Fortunately, Jacobs School of Engineering researchers such as professors Thomas Bewley and Aaron Rosengren, and doctoral student Benjamin Hanson, are at the forefront of protecting us from this kind of potential disaster. The three mechanical and aerospace engineers are working on predictive models that assess the risk of a large meteorite making it through Earth’s atmosphere intact and hitting the ground.
Asteroids (larger than 3 feet in diameter) and meteoroids (smaller than 3 feet in diameter) are chunks of rock and metal that orbit the sun, just like planets. When either breach our atmosphere but are small enough to burn up in that process, they are called meteors — or shooting stars. But when a chunk of rock is large enough that part of it passes through the atmosphere, its surviving pieces are called meteorites.
It is the larger asteroids — and the meteorites they produce — that UC San Diego researchers are concerned with. Depending on the size of a meteorite, it could be a catastrophic event for life on Earth. NASA estimates that 48.5 tons of meteoric material — thankfully mostly as fine dust and small particles — falls on Earth every day.
“We use detailed computer simulations to help us understand which objects are harmless background traffic and which ones might one day require action,” Rosengren says. “Even when the chance of any single impact is tiny, the consequences of being wrong about a large object can be enormous.”
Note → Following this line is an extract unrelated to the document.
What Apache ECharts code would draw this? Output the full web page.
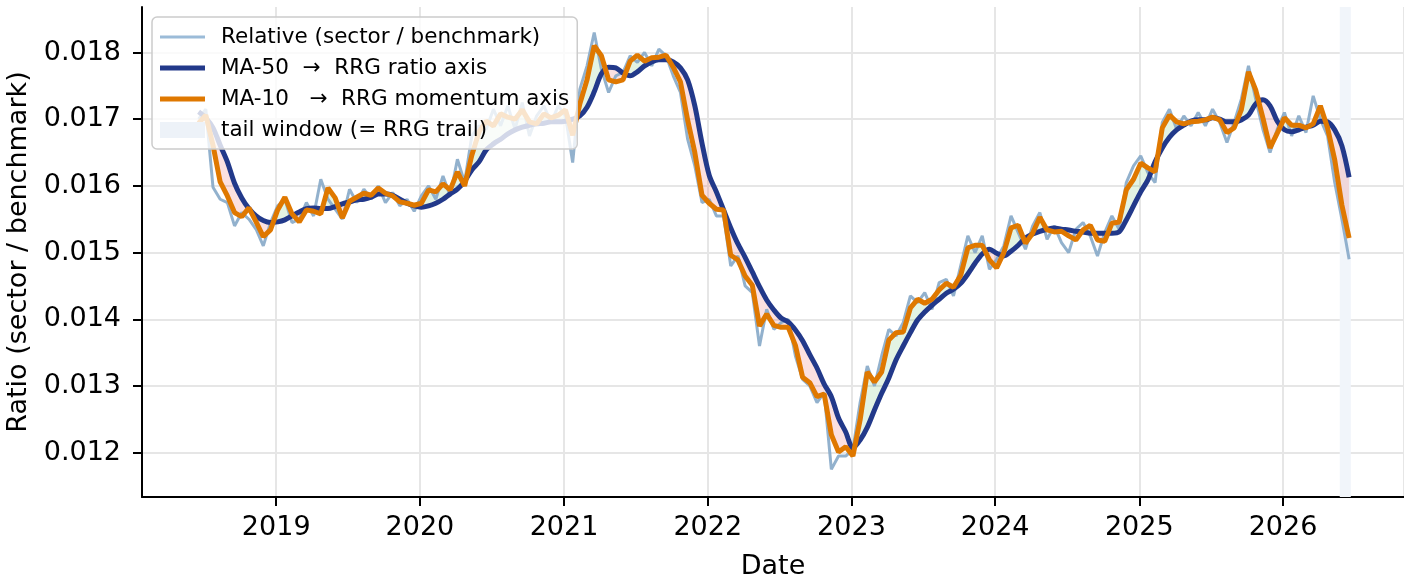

The raw information that Bewley, Rosengren and others work with comes from a worldwide effort including observatories as well as amateur astronomers who continually scan the night sky to find moving objects. That information is passed along to the Minor Planet Center, a global clearinghouse that links observations together and estimates preliminary orbits.
In 2024, an asteroid dubbed Asteroid 2024 YR4 was discovered. Estimated to have a diameter of between 174 and 220 feet, it is roughly the size of a 15-story building, according to NASA. Or, in other words, it’s a giant space rock that would dwarf the iconic Lincoln Memorial in Washington, D.C., if it were sitting next to it.
“Fortunately, based on our very accurate simulations, we now know with near certainty that YR4 is not going to hit the Earth in 2032,” Bewley says. However, if something of that size were to hit Earth, he says, “the impact would be roughly equivalent to 500 times the energy of the Hiroshima bomb — and depending on exactly where it hit, that could devastate an entire country.”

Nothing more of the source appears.